* Start *

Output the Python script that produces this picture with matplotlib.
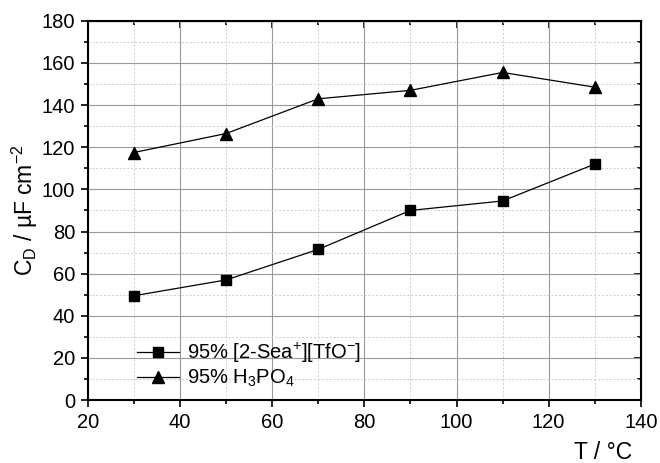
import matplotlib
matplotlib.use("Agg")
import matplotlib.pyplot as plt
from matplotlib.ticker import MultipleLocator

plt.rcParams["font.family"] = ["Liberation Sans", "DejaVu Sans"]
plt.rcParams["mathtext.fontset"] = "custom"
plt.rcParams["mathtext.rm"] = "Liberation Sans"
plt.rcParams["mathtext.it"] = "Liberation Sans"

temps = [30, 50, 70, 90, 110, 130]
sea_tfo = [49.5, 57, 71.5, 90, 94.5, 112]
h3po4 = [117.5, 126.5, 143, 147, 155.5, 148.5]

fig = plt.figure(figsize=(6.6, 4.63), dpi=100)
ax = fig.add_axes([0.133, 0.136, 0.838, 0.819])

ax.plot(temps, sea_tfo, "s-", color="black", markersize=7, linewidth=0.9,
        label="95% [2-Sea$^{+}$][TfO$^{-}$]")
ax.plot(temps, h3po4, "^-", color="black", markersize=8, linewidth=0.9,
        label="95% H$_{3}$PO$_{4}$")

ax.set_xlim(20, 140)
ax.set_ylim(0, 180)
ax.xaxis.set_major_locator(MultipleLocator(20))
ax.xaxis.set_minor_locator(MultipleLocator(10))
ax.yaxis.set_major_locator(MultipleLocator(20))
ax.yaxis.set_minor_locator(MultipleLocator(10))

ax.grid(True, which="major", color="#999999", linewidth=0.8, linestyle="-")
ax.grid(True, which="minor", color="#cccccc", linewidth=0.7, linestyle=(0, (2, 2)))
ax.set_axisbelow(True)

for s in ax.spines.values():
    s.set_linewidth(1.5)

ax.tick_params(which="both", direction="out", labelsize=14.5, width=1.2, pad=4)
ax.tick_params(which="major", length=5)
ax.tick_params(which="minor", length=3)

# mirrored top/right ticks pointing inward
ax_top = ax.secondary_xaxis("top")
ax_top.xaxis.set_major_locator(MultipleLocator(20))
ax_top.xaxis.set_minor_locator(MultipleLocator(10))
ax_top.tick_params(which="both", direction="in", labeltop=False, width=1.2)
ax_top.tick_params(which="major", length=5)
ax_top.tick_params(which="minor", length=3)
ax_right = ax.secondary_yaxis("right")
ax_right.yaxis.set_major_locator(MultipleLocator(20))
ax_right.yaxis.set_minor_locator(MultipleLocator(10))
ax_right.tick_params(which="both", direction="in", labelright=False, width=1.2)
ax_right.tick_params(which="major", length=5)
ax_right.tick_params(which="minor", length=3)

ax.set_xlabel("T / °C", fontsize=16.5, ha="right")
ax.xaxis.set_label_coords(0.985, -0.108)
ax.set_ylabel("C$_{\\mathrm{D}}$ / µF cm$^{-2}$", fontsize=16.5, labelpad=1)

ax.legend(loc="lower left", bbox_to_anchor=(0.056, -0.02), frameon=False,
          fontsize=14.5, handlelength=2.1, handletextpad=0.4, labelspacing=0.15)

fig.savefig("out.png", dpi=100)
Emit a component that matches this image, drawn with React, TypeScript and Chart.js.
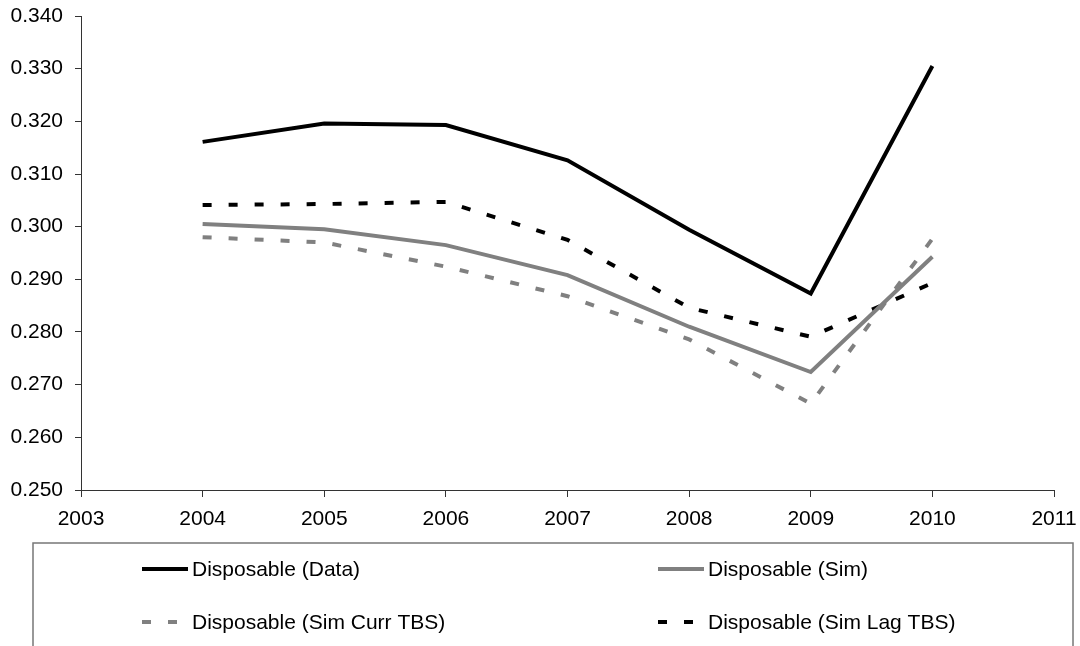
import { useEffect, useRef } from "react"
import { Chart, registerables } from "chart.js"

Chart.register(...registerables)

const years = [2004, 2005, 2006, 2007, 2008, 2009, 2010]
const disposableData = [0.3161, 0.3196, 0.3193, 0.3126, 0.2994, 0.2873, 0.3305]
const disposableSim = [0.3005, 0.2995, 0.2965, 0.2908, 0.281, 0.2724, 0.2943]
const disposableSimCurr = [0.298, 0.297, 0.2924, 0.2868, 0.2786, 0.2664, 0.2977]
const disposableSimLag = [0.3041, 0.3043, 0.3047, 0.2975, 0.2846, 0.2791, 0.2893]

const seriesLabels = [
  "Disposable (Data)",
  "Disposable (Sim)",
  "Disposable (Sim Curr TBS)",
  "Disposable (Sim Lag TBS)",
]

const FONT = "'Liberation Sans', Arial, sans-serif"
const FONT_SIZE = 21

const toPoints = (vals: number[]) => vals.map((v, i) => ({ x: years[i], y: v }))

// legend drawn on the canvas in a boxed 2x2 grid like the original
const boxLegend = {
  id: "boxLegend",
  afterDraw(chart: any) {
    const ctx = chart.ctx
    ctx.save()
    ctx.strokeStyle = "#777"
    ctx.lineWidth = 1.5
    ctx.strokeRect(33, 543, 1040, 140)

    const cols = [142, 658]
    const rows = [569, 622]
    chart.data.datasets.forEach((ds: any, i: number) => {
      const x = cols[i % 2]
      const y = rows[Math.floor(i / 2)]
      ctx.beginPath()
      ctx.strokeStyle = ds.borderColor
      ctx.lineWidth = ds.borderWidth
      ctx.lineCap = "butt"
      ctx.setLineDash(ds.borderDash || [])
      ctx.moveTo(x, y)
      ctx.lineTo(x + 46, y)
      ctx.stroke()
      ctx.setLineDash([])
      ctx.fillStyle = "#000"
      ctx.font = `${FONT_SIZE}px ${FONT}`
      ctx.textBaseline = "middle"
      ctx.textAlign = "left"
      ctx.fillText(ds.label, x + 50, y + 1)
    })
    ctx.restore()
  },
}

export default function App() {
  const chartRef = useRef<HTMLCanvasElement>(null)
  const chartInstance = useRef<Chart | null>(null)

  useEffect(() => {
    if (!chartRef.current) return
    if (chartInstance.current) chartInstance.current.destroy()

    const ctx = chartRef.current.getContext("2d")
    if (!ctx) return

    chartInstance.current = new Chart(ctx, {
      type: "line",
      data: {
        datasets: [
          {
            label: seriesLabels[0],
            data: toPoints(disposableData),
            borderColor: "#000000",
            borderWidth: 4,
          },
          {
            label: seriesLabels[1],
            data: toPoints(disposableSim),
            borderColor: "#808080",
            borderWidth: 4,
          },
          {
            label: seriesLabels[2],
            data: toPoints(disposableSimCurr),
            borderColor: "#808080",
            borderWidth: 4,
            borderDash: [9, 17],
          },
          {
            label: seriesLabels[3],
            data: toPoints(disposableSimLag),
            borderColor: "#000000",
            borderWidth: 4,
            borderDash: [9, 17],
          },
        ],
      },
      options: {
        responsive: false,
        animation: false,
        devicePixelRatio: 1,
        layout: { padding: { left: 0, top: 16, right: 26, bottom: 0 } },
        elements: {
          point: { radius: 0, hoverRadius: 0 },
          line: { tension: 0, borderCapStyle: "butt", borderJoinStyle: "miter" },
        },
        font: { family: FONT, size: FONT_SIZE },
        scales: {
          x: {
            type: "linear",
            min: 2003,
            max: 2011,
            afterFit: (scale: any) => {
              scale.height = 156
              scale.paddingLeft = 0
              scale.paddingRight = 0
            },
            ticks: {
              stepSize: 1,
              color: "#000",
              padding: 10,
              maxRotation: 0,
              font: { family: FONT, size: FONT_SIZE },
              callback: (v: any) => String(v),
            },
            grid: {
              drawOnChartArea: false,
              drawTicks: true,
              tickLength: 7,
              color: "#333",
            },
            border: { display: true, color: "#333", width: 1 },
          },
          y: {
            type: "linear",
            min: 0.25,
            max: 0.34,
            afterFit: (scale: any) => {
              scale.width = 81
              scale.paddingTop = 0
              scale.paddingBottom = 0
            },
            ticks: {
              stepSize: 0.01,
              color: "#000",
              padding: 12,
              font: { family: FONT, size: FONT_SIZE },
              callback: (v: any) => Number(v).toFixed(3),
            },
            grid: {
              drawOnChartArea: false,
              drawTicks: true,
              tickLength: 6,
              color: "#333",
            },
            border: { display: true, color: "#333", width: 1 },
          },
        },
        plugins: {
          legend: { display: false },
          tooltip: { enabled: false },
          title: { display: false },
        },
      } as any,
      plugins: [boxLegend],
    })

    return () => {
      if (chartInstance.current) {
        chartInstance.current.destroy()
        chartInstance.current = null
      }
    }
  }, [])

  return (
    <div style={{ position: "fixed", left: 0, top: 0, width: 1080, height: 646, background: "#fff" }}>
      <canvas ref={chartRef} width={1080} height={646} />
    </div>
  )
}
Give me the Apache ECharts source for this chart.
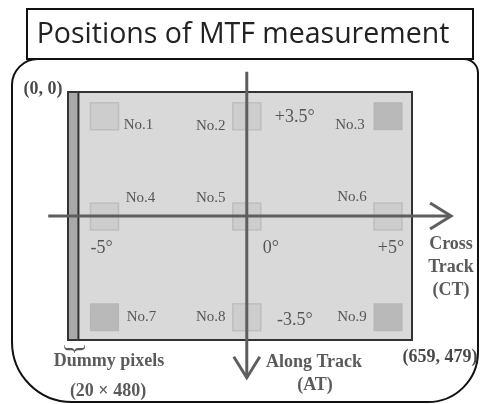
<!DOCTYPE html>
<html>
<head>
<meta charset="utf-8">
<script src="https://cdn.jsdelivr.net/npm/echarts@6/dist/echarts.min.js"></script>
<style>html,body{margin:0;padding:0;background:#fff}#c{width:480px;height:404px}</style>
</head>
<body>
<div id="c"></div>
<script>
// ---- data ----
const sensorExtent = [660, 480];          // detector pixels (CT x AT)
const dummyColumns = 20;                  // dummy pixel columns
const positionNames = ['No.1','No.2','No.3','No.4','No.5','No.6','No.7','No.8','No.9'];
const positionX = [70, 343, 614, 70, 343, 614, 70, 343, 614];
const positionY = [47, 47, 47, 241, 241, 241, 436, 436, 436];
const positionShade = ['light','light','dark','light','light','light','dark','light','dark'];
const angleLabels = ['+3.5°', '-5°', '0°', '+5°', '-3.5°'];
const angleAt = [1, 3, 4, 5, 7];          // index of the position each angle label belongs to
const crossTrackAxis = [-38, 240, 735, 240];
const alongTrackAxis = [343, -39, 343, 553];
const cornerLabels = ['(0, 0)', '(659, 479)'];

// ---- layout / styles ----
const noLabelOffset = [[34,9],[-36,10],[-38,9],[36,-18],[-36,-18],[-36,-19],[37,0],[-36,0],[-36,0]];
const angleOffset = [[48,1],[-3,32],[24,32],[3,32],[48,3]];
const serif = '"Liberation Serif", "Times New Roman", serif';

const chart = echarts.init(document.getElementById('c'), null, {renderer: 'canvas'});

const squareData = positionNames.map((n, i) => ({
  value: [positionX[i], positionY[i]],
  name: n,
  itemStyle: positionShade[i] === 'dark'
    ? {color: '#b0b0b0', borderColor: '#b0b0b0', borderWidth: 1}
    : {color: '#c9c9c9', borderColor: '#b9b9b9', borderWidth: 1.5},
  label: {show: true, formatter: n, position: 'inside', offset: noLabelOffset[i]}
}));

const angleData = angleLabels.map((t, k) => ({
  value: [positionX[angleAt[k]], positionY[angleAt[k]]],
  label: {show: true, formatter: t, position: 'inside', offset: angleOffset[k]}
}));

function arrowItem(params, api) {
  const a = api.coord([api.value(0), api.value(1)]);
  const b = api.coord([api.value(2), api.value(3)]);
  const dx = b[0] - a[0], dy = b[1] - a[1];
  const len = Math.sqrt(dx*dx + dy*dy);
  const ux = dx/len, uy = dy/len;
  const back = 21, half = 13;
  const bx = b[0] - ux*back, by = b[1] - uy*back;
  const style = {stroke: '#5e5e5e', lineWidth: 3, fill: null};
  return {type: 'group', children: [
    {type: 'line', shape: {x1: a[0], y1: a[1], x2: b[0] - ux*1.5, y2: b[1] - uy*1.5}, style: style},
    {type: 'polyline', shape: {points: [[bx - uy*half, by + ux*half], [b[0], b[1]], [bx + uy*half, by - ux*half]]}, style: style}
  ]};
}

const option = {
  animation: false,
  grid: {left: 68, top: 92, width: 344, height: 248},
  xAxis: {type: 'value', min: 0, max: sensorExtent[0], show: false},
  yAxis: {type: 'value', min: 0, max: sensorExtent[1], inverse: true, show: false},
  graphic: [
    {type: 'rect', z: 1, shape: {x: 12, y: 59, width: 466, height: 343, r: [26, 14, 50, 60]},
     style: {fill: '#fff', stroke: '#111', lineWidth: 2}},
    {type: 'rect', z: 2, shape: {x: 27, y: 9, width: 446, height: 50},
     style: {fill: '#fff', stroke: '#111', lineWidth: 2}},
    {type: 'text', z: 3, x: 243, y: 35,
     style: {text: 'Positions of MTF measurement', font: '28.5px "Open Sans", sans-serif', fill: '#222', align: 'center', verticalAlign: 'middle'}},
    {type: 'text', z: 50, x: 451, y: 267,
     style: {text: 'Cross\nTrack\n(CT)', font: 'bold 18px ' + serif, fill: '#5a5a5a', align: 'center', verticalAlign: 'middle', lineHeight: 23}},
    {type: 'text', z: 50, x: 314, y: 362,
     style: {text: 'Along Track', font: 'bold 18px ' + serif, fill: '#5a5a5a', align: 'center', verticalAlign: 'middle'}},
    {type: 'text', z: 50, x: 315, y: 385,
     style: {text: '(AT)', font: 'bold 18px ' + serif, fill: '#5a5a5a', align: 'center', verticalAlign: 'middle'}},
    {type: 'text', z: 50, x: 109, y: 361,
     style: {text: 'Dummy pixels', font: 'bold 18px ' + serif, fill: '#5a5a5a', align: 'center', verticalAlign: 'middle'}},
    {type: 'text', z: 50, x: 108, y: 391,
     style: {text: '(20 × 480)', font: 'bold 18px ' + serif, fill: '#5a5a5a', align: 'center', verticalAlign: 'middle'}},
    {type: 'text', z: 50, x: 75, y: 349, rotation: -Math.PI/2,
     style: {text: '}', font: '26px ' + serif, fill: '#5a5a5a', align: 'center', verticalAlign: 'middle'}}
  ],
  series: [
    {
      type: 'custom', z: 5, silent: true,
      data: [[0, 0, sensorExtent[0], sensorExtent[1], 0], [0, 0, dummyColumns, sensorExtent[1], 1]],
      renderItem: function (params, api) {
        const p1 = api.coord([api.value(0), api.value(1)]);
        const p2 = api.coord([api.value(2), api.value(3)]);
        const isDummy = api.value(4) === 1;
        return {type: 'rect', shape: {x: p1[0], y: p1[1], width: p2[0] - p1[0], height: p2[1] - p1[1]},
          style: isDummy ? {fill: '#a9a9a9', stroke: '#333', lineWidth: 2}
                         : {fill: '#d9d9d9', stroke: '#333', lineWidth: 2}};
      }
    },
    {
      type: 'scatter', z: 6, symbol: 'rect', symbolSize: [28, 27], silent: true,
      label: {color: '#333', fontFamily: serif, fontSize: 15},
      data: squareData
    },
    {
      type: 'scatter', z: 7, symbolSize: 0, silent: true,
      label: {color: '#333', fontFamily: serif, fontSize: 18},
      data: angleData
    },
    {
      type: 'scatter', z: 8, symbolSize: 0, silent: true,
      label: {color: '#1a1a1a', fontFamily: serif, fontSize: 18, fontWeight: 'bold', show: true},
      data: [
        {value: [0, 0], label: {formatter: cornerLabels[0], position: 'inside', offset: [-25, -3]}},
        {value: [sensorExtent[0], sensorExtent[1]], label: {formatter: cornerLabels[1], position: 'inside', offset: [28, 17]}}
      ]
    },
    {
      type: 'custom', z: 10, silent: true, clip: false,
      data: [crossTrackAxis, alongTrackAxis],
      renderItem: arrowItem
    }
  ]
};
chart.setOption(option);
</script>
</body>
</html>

* End *

Take the lines from the one holding "Emit a component" to the one holding "ctx.strokeRect(33, 543, 1040, 140)", both lines included, and give them again exactly, with no pictures.

Emit a component that matches this image, drawn with React, TypeScript and Chart.js.
import { useEffect, useRef } from "react"
import { Chart, registerables } from "chart.js"

Chart.register(...registerables)

const years = [2004, 2005, 2006, 2007, 2008, 2009, 2010]
const disposableData = [0.3161, 0.3196, 0.3193, 0.3126, 0.2994, 0.2873, 0.3305]
const disposableSim = [0.3005, 0.2995, 0.2965, 0.2908, 0.281, 0.2724, 0.2943]
const disposableSimCurr = [0.298, 0.297, 0.2924, 0.2868, 0.2786, 0.2664, 0.2977]
const disposableSimLag = [0.3041, 0.3043, 0.3047, 0.2975, 0.2846, 0.2791, 0.2893]

const seriesLabels = [
  "Disposable (Data)",
  "Disposable (Sim)",
  "Disposable (Sim Curr TBS)",
  "Disposable (Sim Lag TBS)",
]

const FONT = "'Liberation Sans', Arial, sans-serif"
const FONT_SIZE = 21

const toPoints = (vals: number[]) => vals.map((v, i) => ({ x: years[i], y: v }))

// legend drawn on the canvas in a boxed 2x2 grid like the original
const boxLegend = {
  id: "boxLegend",
  afterDraw(chart: any) {
    const ctx = chart.ctx
    ctx.save()
    ctx.strokeStyle = "#777"
    ctx.lineWidth = 1.5
    ctx.strokeRect(33, 543, 1040, 140)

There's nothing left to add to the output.